Mohammed bin Salman prioritises a U.S. defence agreement and nuclear deal, deferring normalisation with Israel
Saudi Arabia’s Crown Prince Mohammed bin Salman is scheduled to travel to Washington in mid-November for his first U.S. visit since 2018, marking a major diplomatic push even as formal ties with Israel remain distant.
The visit places a spotlight on a proposed U.S.–Saudi security pact and a potential civilian nuclear agreement, while Israel normalisation continues to depend on broader regional concessions.
Riyadh and Washington are in advanced discussions over a defence arrangement analogous to the recent U.S.–Qatar pact.
Sources say the agreement, likely signed during the Crown Prince’s visit, would commit the United States to provide greater security guarantees to Saudi Arabia in return for deeper cooperation on intelligence, missile defence and air power.

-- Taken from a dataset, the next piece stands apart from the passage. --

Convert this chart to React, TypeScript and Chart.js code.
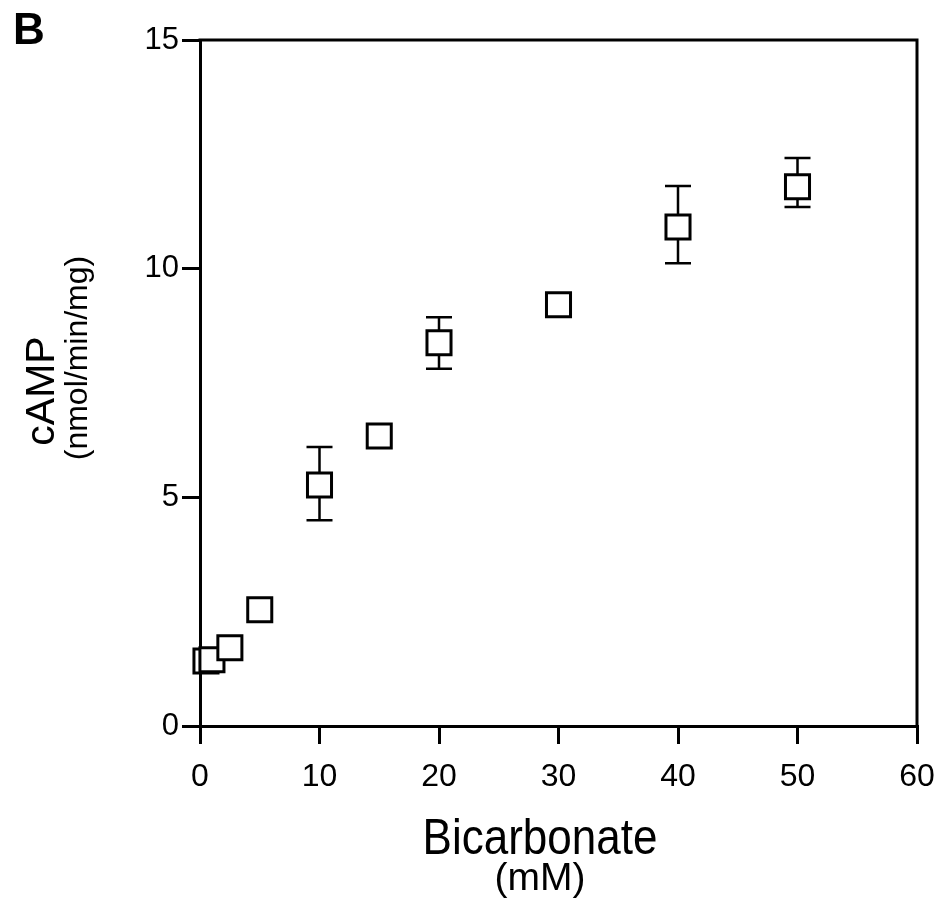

At the same time, Saudi officials are negotiating access to American stealth fighter jets such as the F-35 and a civilian nuclear-energy programme.
Although Washington has long linked such transfers to progress on Israeli-Saudi normalisation, Riyadh insists its recognition of Israel depends on an “irrevocable, major step” toward a Palestinian state.
That position remains at odds with Israel’s current government, which rejects Palestinian statehood.
President
Donald Trump has publicly expressed confidence that Saudi Arabia could normalise with Israel before year’s end, yet Saudi commentators and analysts describe such an outcome as “virtually impossible” under current conditions.
Polling also indicates widespread Saudi public scepticism toward Israel ties in the wake of the Gaza war, meaning the leadership is proceeding cautiously.
For the Crown Prince, the Washington agenda emphasises strategic autonomy, defence modernisation and global engagement rather than an immediate diplomatic breakthrough with Israel.
Observers view the visit as a milestone in U.S.–Saudi relations under the Trump administration, but not a shortcut to full-scale Middle East accord.
While the trip offers the Cairo-Riyadh–Washington axis an opportunity to reset ties and reinvigorate regional architecture, the normalisation with Israel remains predicated on shifts in the Israeli-Palestinian conflict—shifts that appear unlikely this year.